The FBI defines terrorism as "violent acts... intended to intimidate or
coerce a civilian population, influence the policy of a government, or
affect the conduct of a government", which is a precise description of
the activities of SOA's graduates.

But how can we be sure that their alma mater has had any part in this?
Well, in 1996, the US government was forced to release seven of the
school's training manuals. Among other top tips for terrorists, they
recommended blackmail, torture, execution and the arrest of witnesses'
relatives.

Last year, partly as a result of the campaign run by SOA Watch, several
US congressmen tried to shut the school down. They were defeated by 10
votes. Instead, the House of Representatives voted to close it and then
immediately reopen it under a different name.

So, just as Windscale turned into Sellafield in the hope of parrying
public memory, the School of the Americas washed its hands of the past by
renaming itself WHISC. As the school's Colonel Mark Morgan informed the
Department of Defense just before the vote in Congress: "Some of your
bosses have told us that they can't support anything with the name
'School of the Americas' on it.
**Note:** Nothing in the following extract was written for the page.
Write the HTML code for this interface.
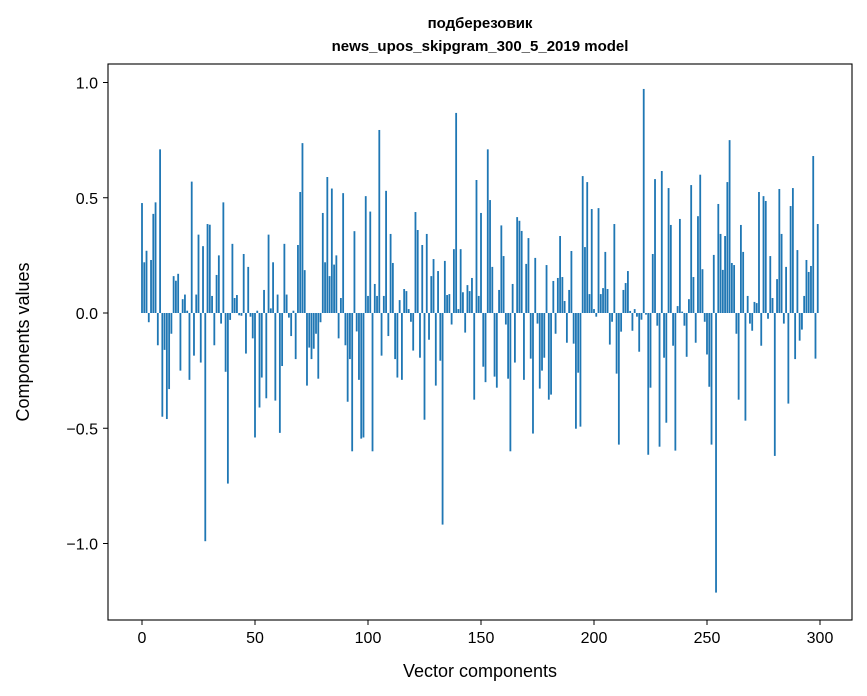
<!DOCTYPE html>
<html><head><meta charset="utf-8"><style>
body{margin:0;background:#fff}
svg{display:block;font-family:"Liberation Sans","DejaVu Sans",sans-serif}
</style></head><body>
<svg id="chart" width="867" height="696" viewBox="0 0 867 696">
<text x="480" y="28" text-anchor="middle" font-size="15" font-weight="bold">подберезовик</text>
<text x="480" y="51" text-anchor="middle" font-size="15" font-weight="bold">news_upos_skipgram_300_5_2019 model</text>
<g id="bars"></g>
<g id="axes"></g>
<rect x="108" y="64" width="744" height="556" fill="none" stroke="#000" stroke-width="1.1"/>
<text x="480" y="677" text-anchor="middle" font-size="18">Vector components</text>
<text transform="translate(29,342) rotate(-90)" text-anchor="middle" font-size="18">Components values</text>
</svg>
<script>
const values = [0.477,0.22,0.27,-0.04,0.23,0.43,0.48,-0.14,0.71,-0.45,
-0.16,-0.46,-0.33,-0.09,0.16,0.14,0.17,-0.25,0.06,0.08,
0.01,-0.29,0.57,-0.185,0.08,0.34,-0.215,0.29,-0.99,0.386,
0.383,0.074,-0.14,0.165,0.25,-0.046,0.48,-0.255,-0.74,-0.03,
0.3,0.065,0.078,-0.01,-0.012,0.256,-0.176,0.2,-0.016,-0.11,
-0.54,0.01,-0.41,-0.28,0.1,-0.37,0.34,0.02,0.22,-0.38,
0.08,-0.52,-0.23,0.3,0.08,-0.02,-0.1,0.01,-0.2,0.295,
0.525,0.737,0.186,-0.315,-0.15,-0.2,-0.155,-0.09,-0.285,-0.04,
0.434,0.22,0.59,0.16,0.54,0.21,0.25,-0.11,0.065,0.52,
-0.14,-0.385,-0.2,-0.6,0.355,-0.08,-0.29,-0.545,-0.54,0.507,
0.074,0.44,-0.6,0.126,0.074,0.794,-0.185,0.074,0.53,-0.1,
0.343,0.217,-0.2,-0.28,0.056,-0.29,0.104,0.095,0.017,-0.038,
-0.163,0.438,0.36,-0.194,0.295,-0.463,0.343,-0.116,0.16,0.234,
-0.315,0.182,-0.207,-0.918,0.226,0.078,0.082,-0.05,0.277,0.868,
0.017,0.277,0.09,-0.085,0.121,0.095,0.152,-0.376,0.577,0.074,
0.434,-0.233,-0.3,0.71,0.49,0.2,-0.276,-0.324,0.1,0.38,
0.247,-0.05,-0.285,-0.6,0.126,-0.215,0.416,0.4,0.356,-0.29,
0.213,0.325,-0.198,-0.523,0.239,-0.046,-0.328,-0.25,-0.194,0.208,
-0.376,-0.354,0.139,-0.09,0.152,0.334,0.156,0.052,-0.129,0.1,
0.269,-0.133,-0.502,-0.259,-0.493,0.594,0.286,0.568,0.082,0.451,
0.017,-0.016,0.455,0.082,0.108,0.265,0.104,-0.137,-0.038,0.386,
-0.263,-0.571,-0.081,0.1,0.13,0.182,0.009,-0.077,0.017,-0.016,
-0.168,-0.029,0.972,-0.007,-0.615,-0.324,0.256,0.581,-0.055,-0.58,
0.616,-0.194,-0.476,0.542,0.382,-0.142,-0.597,0.03,0.408,0.006,
-0.055,-0.19,0.06,0.555,0.156,-0.129,0.42,0.6,0.19,-0.038,
-0.18,-0.32,-0.571,0.252,-1.213,0.473,0.343,0.187,0.334,0.568,
0.75,0.217,0.208,-0.09,-0.376,0.382,0.265,-0.467,0.074,-0.046,
-0.077,0.048,0.043,0.525,-0.142,0.507,0.486,-0.025,0.247,0.065,
-0.62,0.147,0.538,0.343,-0.046,0.2,-0.393,0.464,0.542,-0.2,
0.273,-0.12,-0.072,0.074,0.23,0.178,0.204,0.681,-0.198,0.386];
const xTicks = [0,50,100,150,200,250,300];
const yTicks = [1.0,0.5,0.0,-0.5,-1.0];
const yTickLabels = ["1.0","0.5","0.0","\u22120.5","\u22121.0"];

const NS="http://www.w3.org/2000/svg";
function xScale(v){return 142+v*2.26;}
function yScale(v){return 313-v*230.5;}
const barW=0.8*2.26;
const gb=document.getElementById('bars');
values.forEach((v,i)=>{
  const r=document.createElementNS(NS,'rect');
  const y0=yScale(0),y1=yScale(v);
  r.setAttribute('x',xScale(i)-barW/2);
  r.setAttribute('y',Math.min(y0,y1));
  r.setAttribute('width',barW);
  r.setAttribute('height',Math.max(Math.abs(y1-y0),0.3));
  r.setAttribute('fill','#1f77b4');
  
  
  gb.appendChild(r);
});
const ga=document.getElementById('axes');
xTicks.forEach(t=>{
  const x=xScale(t);
  const l=document.createElementNS(NS,'line');
  l.setAttribute('x1',x);l.setAttribute('x2',x);l.setAttribute('y1',620);l.setAttribute('y2',625);
  l.setAttribute('stroke','#000');
  
  
  ga.appendChild(l);
  const tx=document.createElementNS(NS,'text');
  tx.setAttribute('x',x);tx.setAttribute('y',643);tx.setAttribute('text-anchor','middle');tx.setAttribute('font-size','16');
  tx.textContent=String(t);
  
  
  ga.appendChild(tx);
});
yTicks.forEach((t,i)=>{
  const y=yScale(t);
  const l=document.createElementNS(NS,'line');
  l.setAttribute('x1',103);l.setAttribute('x2',108);l.setAttribute('y1',y);l.setAttribute('y2',y);
  l.setAttribute('stroke','#000');
  
  
  ga.appendChild(l);
  const tx=document.createElementNS(NS,'text');
  tx.setAttribute('x',98);tx.setAttribute('y',y+6);tx.setAttribute('text-anchor','end');tx.setAttribute('font-size','16');
  tx.textContent=yTickLabels[i];
  
  
  ga.appendChild(tx);
});
</script>
</body></html>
Our proposal addresses this concern. It
changes the name."

Paul Coverdell, the Georgia senator who had fought to save the school,
told the papers that the changes ere "basically cosmetic".

But visit WHISC's website and you'll see that the School of the Americas
has been all but excised from the record. Even the page marked "History"
fails to mention it. WHISC's courses, it tells us, "cover a broad
s pectrum of relevant areas, such as operational planning for peace
operations; disaster relief; civil-military operations; tactical planning
and execution of counter drug operations".
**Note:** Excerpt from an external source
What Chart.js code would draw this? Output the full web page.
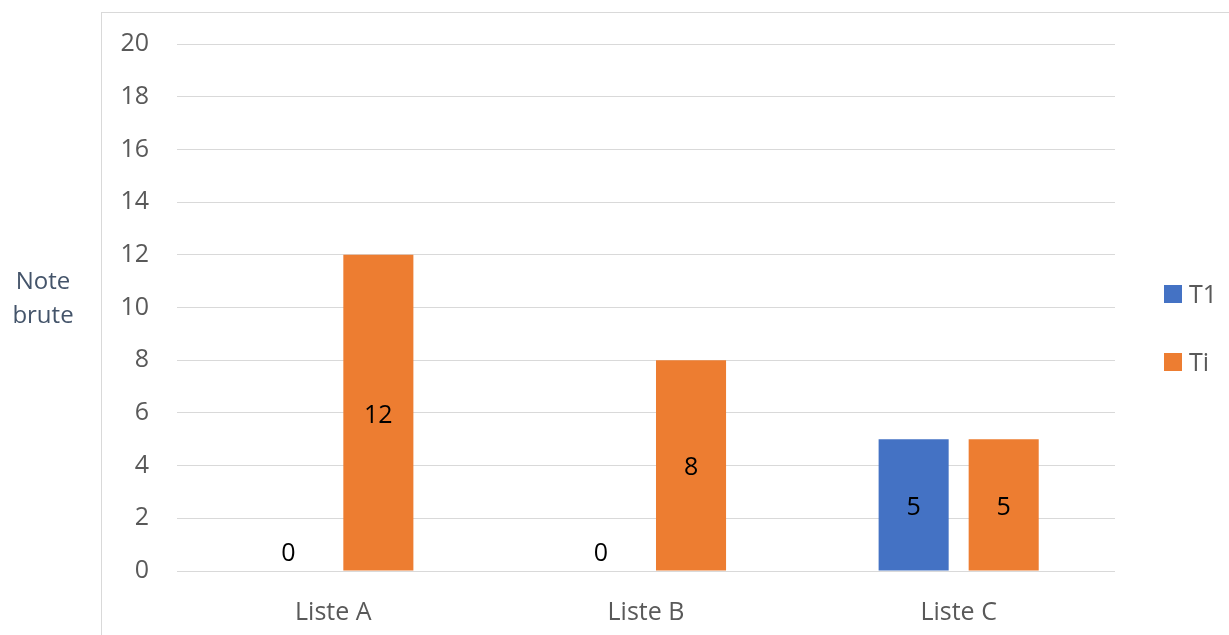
<!DOCTYPE html>
<html>
<head>
<meta charset="utf-8">
<script src="https://cdn.jsdelivr.net/npm/chart.js@4"></script>
<style>
  html, body { margin: 0; padding: 0; background: #fff; }
  #wrap { width: 1229px; height: 635px; position: relative; }
</style>
</head>
<body>
<div id="wrap"><canvas id="chart"></canvas></div>
<script>
const categories = ["Liste A", "Liste B", "Liste C"];
const seriesNames = ["T1", "Ti"];
const t1Values = [0, 0, 5];
const tiValues = [12, 8, 5];
const yTicks = [0, 2, 4, 6, 8, 10, 12, 14, 16, 18, 20];

const FONT = "'Open Sans', 'Liberation Sans', sans-serif";
const GREY = "#595959";
const BLUE = "#4472C4";
const ORANGE = "#ED7D31";

// frame, axis title, legend and value labels, Excel style
const decorations = {
    id: "decorations",
    beforeDraw(chart) {
        const ctx = chart.ctx;
        ctx.save();
        ctx.strokeStyle = "#D9D9D9";
        ctx.lineWidth = 1;
        ctx.strokeRect(101.5, 12.5, 3000, 3000);
        ctx.restore();
    },
    afterDraw(chart) {
        const ctx = chart.ctx;
        ctx.save();
        ctx.font = "24px " + FONT;
        ctx.textAlign = "center";
        ctx.textBaseline = "middle";

        // y title, two horizontal lines
        ctx.fillStyle = "#44546A";
        ctx.fillText("Note", 43, 282);
        ctx.fillText("brute", 43, 316);

        // legend
        const colors = [BLUE, ORANGE];
        const legendY = [294, 362];
        ctx.textAlign = "left";
        ctx.font = "25px " + FONT;
        seriesNames.forEach((name, i) => {
            ctx.fillStyle = colors[i];
            ctx.fillRect(1164, legendY[i] - 9, 18, 18);
            ctx.fillStyle = GREY;
            ctx.fillText(name, 1189, legendY[i] + 2);
        });

        // value labels
        ctx.textAlign = "center";
        ctx.fillStyle = "#000";
        chart.data.datasets.forEach((ds, di) => {
            chart.getDatasetMeta(di).data.forEach((bar, i) => {
                const h = bar.base - bar.y;
                const y = h < 40 ? bar.base - 20 : (bar.y + bar.base) / 2;
                ctx.fillText(String(ds.data[i]), bar.x, y + 3);
            });
        });
        ctx.restore();
    }
};

new Chart(document.getElementById("chart"), {
    type: "bar",
    data: {
        labels: categories,
        datasets: [
            {label: seriesNames[0], data: t1Values, backgroundColor: BLUE},
            {label: seriesNames[1], data: tiValues, backgroundColor: ORANGE},
        ],
    },
    options: {
        responsive: true,
        maintainAspectRatio: false,
        animation: false,
        layout: {padding: {left: 0, right: 114, top: 44, bottom: 0}},
        datasets: {bar: {categoryPercentage: 0.576, barPercentage: 0.778}},
        plugins: {
            legend: {display: false},
            tooltip: {enabled: false},
        },
        scales: {
            x: {
                grid: {display: false},
                border: {display: false},
                ticks: {color: GREY, font: {family: FONT, size: 25}, padding: 19},
                afterFit: (scale) => { scale.height = 64; },
            },
            y: {
                min: 0,
                max: 20,
                afterBuildTicks: (scale) => { scale.ticks = yTicks.map(v => ({value: v})); },
                grid: {color: "#D9D9D9", lineWidth: 1, drawTicks: false},
                border: {display: false},
                ticks: {color: GREY, font: {family: FONT, size: 25}, padding: 28},
                afterFit: (scale) => { scale.width = 177; },
            },
        },
    },
    plugins: [decorations],
});
</script>
</body>
</html>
Several pages describe its human rights initiatives. But, though they
account for almost the entire training programme, combat and commando
techniques, counter-insurgency and interrogation aren't mentioned. Nor is
the fact that WHISC's "peace" and "human rights" options were also
offered by SOA in the hope of appeasing Congress and preserving its
budget: but hardly any of the students chose to take them.

We can't expect this terrorist training camp to reform itself: after all,
it refuses even to acknowledge that it has a past, let alone to learn
from it. So, given that the evidence linking the school to continuing
atrocities in Latin America is rather stronger than the evidence linking
the al-Qaida training camps to the attack on New York, what should we do
about the "evil-doers" in Fort Benning, Georgia?

Well, we could urge our governments to apply full diplomatic pressure,
and to seek the extradition of the school's commanders for trial on
charges of complicity in crimes against humanity. Alternatively, we could
demand that our governments attack the United States, bombing its
military installations, cities and airports in the hope of overthrowing
its unelected government and replacing it with a new administration
overseen by the UN.

In case this proposal proves unpopular with the American people, we could
win their hearts and minds by dropping naan bread and dried curry in
plastic bags stamped with the Afghan flag.

You object that this prescription is ridiculous, and I agree. But try as
I might, I cannot see the moral difference between this course of action
and the war now being waged in Afghanistan.